Some advertised benefits of the MOU are either already being provided by current law and/or regulation or could be achieved without implementing the MOU.

For example, the MOU provides for SCE’s retained generation to operate under the CPUC’s regulatory authority through 2010. However, SCE’s retained generation is already being operated under the CPUC’s regulatory authority, with the power being sold to SCE customers at either cost-based rates or under a performance-based ratemaking approach. This decision is entirely within the discretion of state government and isn’t subject to SCE’s approval and consent. AB 6X (Dutra), Chapter 2, Statutes of 2001, requires generation owned by public utilities to continue to be subject to regulation by the CPUC and bars the CPUC from authorizing the sale of such assets prior to January 1, 2006. Nothing precludes the Legislature from extending that statute and nothing precludes the CPUC from continuing to exercise its regulatory authority over those assets.

The MOU commits SCE and its parent company to make capital investments into SCE’s regulated businesses of at least $3 billion through 2006. But such investments are a fundamental part of SCE’s obligation to serve and are required under existing law and regulation. Requiring such commitment in the MOU is simply a restatement of SCE’s existing statutory and regulatory obligations.

The MOU calls for the termination of various legal proceedings by SCE against the state, the most prominent of which is SCE’s federal filed rate doctrine case. Estimates of the value of this settlement vary, but these estimates are inherently uncertain and, given the progress of the cases to date, should be relatively low. In particular, the MOU gives SCE 100% of its back debt, which is what SCE is seeking in the filed rate doctrine case. That arguably makes the value of settling the case very small in the eyes of the ratepayers.

Bankruptcy Avoidance and California’s Future Electric Service

Since the end of last year, the financial situations of PG&E and SCE were the subject of many legislative and executive branch discussions that were motivated in part by a desire among some to help the utilities avoid bankruptcy proceedings. Many believed that having one or both of the state’s investor-owned utilities file for or be forced into bankruptcy would impair service reliability and cause a loss of state control.

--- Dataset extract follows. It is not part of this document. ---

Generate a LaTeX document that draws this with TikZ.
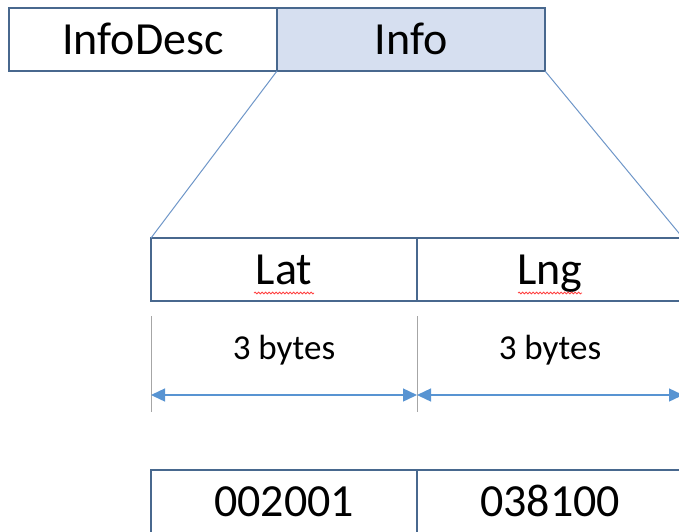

However, the PG&E bankruptcy experience has dispelled many of those concerns, as bankruptcy hasn’t – to date – affected reliability or resulted in the catastrophic loss of control as some had thought. The CPUC has retained its regulatory authority over PG&E, including jurisdiction over accounting procedures and rate-setting, and the bankruptcy judge has specifically rejected PG&E’s request that the court overturn the CPUC orders. As a consequence, PG&E’s rates have risen only to the extent that the CPUC has judged those rate increases to be fair and reasonable. While the bankruptcy trustee’s suggestion for establishment of a ratepayer committee was rejected by the bankruptcy judge, the Attorney General was invited to represent ratepayers and provided certain privileges to facilitate his participation. Some would argue that the threat of bankruptcy to the general public is not so threatening anymore.

PG&E Template

Some believe this MOU could serve as a template for a similar agreement to extract PG&E from its bankruptcy proceeding. However, under the terms of its bankruptcy filing, PG&E has a period of exclusivity when only it can propose a reorganization plan to the court and the creditors. That period of time runs for 120 days (PG&E filed for bankruptcy on April 6) and it’s not uncommon for courts to extend the period of exclusivity at the request of a bankruptcy debtor.

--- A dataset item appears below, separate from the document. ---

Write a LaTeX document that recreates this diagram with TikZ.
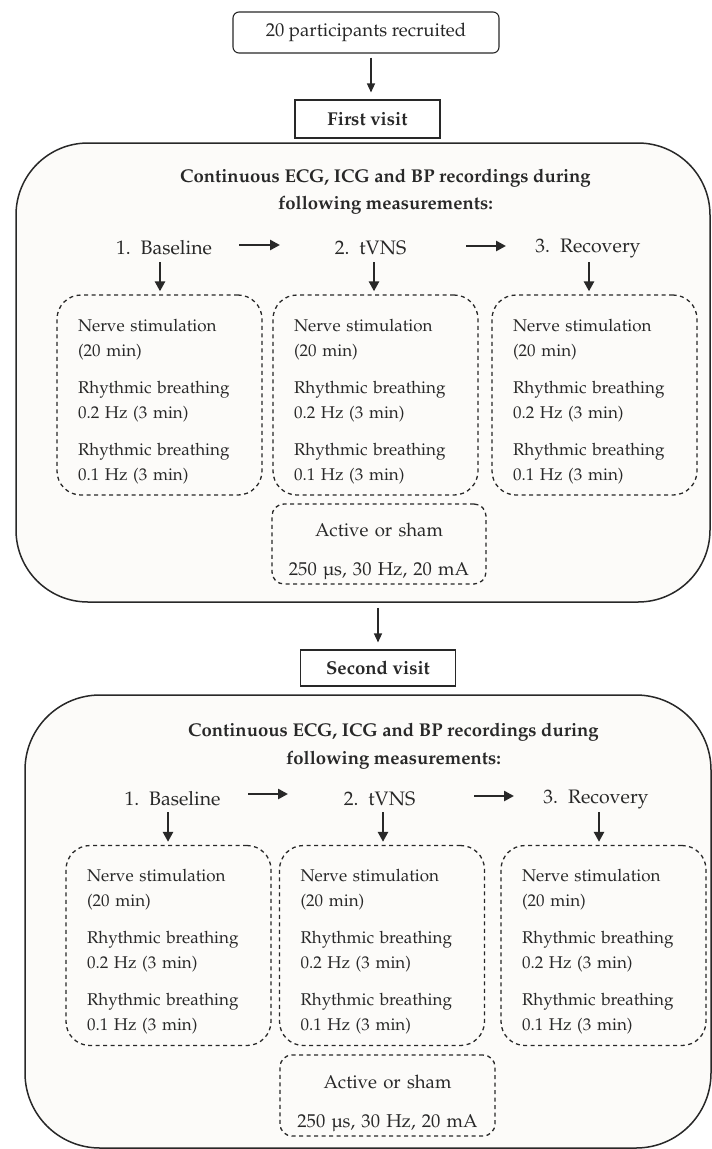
\documentclass[tikz,border=0pt]{standalone}
\usepackage[T1]{fontenc}
\usepackage{mathpazo}
\usetikzlibrary{arrows.meta,calc}
\definecolor{panelfill}{RGB}{252,251,249}
\definecolor{ink}{RGB}{40,40,40}
\newcommand\myfs{\fontsize{17}{25}\selectfont}
\newcommand\headfs{\fontsize{18.6}{25}\selectfont}
\newcommand\boxtext{\rule{0pt}{25.5pt}Nerve stimulation\\(20 min)\\[12pt]Rhythmic breathing\\0.2 Hz (3 min)\\[12pt]Rhythmic breathing\\0.1 Hz (3 min)}
\newcommand\activetext{\rule{0pt}{28.5pt}Active or sham\\[14pt]250 \textmu s, 30 Hz, 20 mA}
\tikzset{
  panel/.style={draw=ink, line width=1.5pt, fill=panelfill, rounded corners=72pt},
  headbox/.style={draw=ink, line width=1.1pt, fill=white, inner sep=0pt, text=ink, font=\headfs},
  titletext/.style={align=center, text=ink, font=\fontsize{18.5}{27}\selectfont\bfseries},
  stepnode/.style={inner sep=0pt, minimum height=28pt, text=ink, font=\fontsize{19.5}{25}\selectfont},
  dbox/.style={draw=ink, line width=1.3pt, dash pattern=on 4pt off 3.5pt, rounded corners=24pt,
    minimum width=205pt, minimum height=200pt, text width=163pt, inner xsep=21pt, inner ysep=0pt,
    align=left, text=ink, font=\myfs},
  abox/.style={draw=ink, line width=1.3pt, dash pattern=on 4pt off 3.5pt, rounded corners=12pt,
    minimum width=214pt, minimum height=80pt, text width=204pt, inner xsep=5pt, inner ysep=0pt,
    align=center, text=ink, font=\headfs},
  bigarrow/.style={draw=ink, line width=2.6pt, -{Triangle[length=10pt,width=10pt]}},
  smallarrow/.style={draw=ink, line width=1.3pt, -{Triangle[length=9pt,width=8pt]}}
}
\begin{document}
\begin{tikzpicture}[x=1pt,y=-1pt]
\useasboundingbox (0,0) rectangle (712,1149);
% top
\node[headbox, rounded corners=6pt, minimum width=266pt, minimum height=41pt] (top) at (366,32.5) {20 participants recruited};
\node[headbox, minimum width=145pt, minimum height=38pt, font=\headfs\bfseries] (fv) at (367.5,119) {First visit};
\draw[smallarrow] ($(top.south)+(5,4)$) -- ($(top.south |- fv.north)+(5,-7)$);
% panel 1
\node[panel, minimum width=694pt, minimum height=459pt] (p1) at (363,372.5) {};
\node[titletext] (h1) at (385.5,191.5) {Continuous ECG, ICG and BP recordings during\\following measurements:};
\node[stepnode] (b1) at (164,248) {1.\hspace{10pt}Baseline};
\node[stepnode] (t1) at (370.5,248) {2.\hspace{10pt}tVNS};
\node[stepnode] (r1) at (588,248) {3.\hspace{10pt}Recovery};
\node[dbox] (d1a) at (159.5,395) {\boxtext};
\node[dbox] (d1b) at (375.5,395) {\boxtext};
\node[dbox] (d1c) at (594.5,395) {\boxtext};
\node[abox] (a1) at (379,544) {\activetext};
\draw[bigarrow] ($(b1.center)+(75,-3)$) -- ($(t1.center)+(-90.5,-3)$);
\draw[bigarrow] ($(t1.center)+(95.5,-2)$) -- ($(r1.center)+(-82,-2)$);
\draw[bigarrow] ($(b1.south)+(-4,0)$) -- ($(b1.south |- d1a.north)+(-4,-3)$);
\draw[bigarrow] ($(t1.south)+(3.5,0)$) -- ($(t1.south |- d1b.north)+(3.5,-3)$);
\draw[bigarrow] ($(r1.south)+(1,0)$) -- ($(r1.south |- d1c.north)+(1,-3)$);
% second visit
\node[headbox, minimum width=155pt, minimum height=36pt, font=\headfs\bfseries] (sv) at (378,668) {Second visit};
\draw[smallarrow] ($(p1.south -| sv.north)+(0,5)$) -- ($(sv.north)+(0,-7)$);
% panel 2
\node[panel, rounded corners=75pt, minimum width=686pt, minimum height=453pt] (p2) at (368,921.5) {};
\node[titletext, font=\fontsize{18.5}{28}\selectfont\bfseries] (h2) at (393.5,746) {Continuous ECG, ICG and BP recordings during\\following measurements:};
\node[stepnode] (b2) at (172.5,799) {1.\hspace{10pt}Baseline};
\node[stepnode] (t2) at (379.5,799) {2.\hspace{10pt}tVNS};
\node[stepnode] (r2) at (596,799) {3.\hspace{10pt}Recovery};
\node[dbox] (d2a) at (168.5,945.5) {\boxtext};
\node[dbox] (d2b) at (382,945.5) {\boxtext};
\node[dbox] (d2c) at (603.5,945.5) {\boxtext};
\node[abox, minimum width=215pt, minimum height=81pt] (a2) at (387.5,1095.5) {\activetext};
\draw[bigarrow] ($(b2.center)+(75.5,-5)$) -- ($(t2.center)+(-91.5,-5)$);
\draw[bigarrow] ($(t2.center)+(94.5,-3)$) -- ($(r2.center)+(-82,-3)$);
\draw[bigarrow] ($(b2.south)+(-4.5,-1)$) -- ($(b2.south |- d2a.north)+(-4.5,-3)$);
\draw[bigarrow] ($(t2.south)+(3.5,-1)$) -- ($(t2.south |- d2b.north)+(3.5,-3)$);
\draw[bigarrow] ($(r2.south)+(3,-1)$) -- ($(r2.south |- d2c.north)+(3,-3)$);
\end{tikzpicture}
\end{document}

Furthermore, PG&E’s circumstances are materially different than SCE’s in a number of respects. For example, PG&E has substantially more unpaid debt than SCE. Also, DWR has contracted for substantially less power for PG&E’s customers than it has for SCE’s customers. The issue of the responsibility of PG&E’s parent holding company for PG&E’s debts will be an issue in PG&E’s bankruptcy proceeding, and the MOU’s limitation of any CPUC inquiry into that issue may effect resolution of that issue for PG&E.

Definitive Agreements

Enactment of the MOU is contingent on completion of various "Definitive Agreements." These agreements include the specifics of the power sale contract for the Sunrise power plant, the conservation easements, how SCE will work with the state in pursuing claims against third-party generators, how any proceeds from overcharge claims are divided and applied, details of the backup transaction should the transmission system sale fall through, and details regarding settlement of other claims by SCE.

These agreements have not been completed.

Conservation Easements

The MOU requires SCE to convey to the state perpetual protective conservation easements to 21,425 acres of lands surrounding SCE’s hydroelectric projects.

However, easements are less secure than clear title to the lands and it’s unclear why the state shouldn’t receive title to the lands. Furthermore, the easements also provide no assurance that the lands will be managed in an environmentally sound manner.

Finally, the agreement grandfathers in all existing non-utility uses of the land for five years or the remaining terms of existing contracts (whichever is longer), continues utility uses in perpetuity, and permits the expansion of hydroelectric facilities with approval in perpetuity. Existing logging operations are subject to modification pursuant to a public process developed by the Wildlife Conservation Board. The state may ask SCE to convey a fee interest in specific properties, but any such interest is required to provide an easement back to SCE. No fee ownership request can relate to lands covering existing hydroelectric facilities, related uses, and reasonable expansions.

Noting all of these attached conditions and prohibitions, it’s unclear exactly what the state is getting in connection with these properties that it doesn’t have now.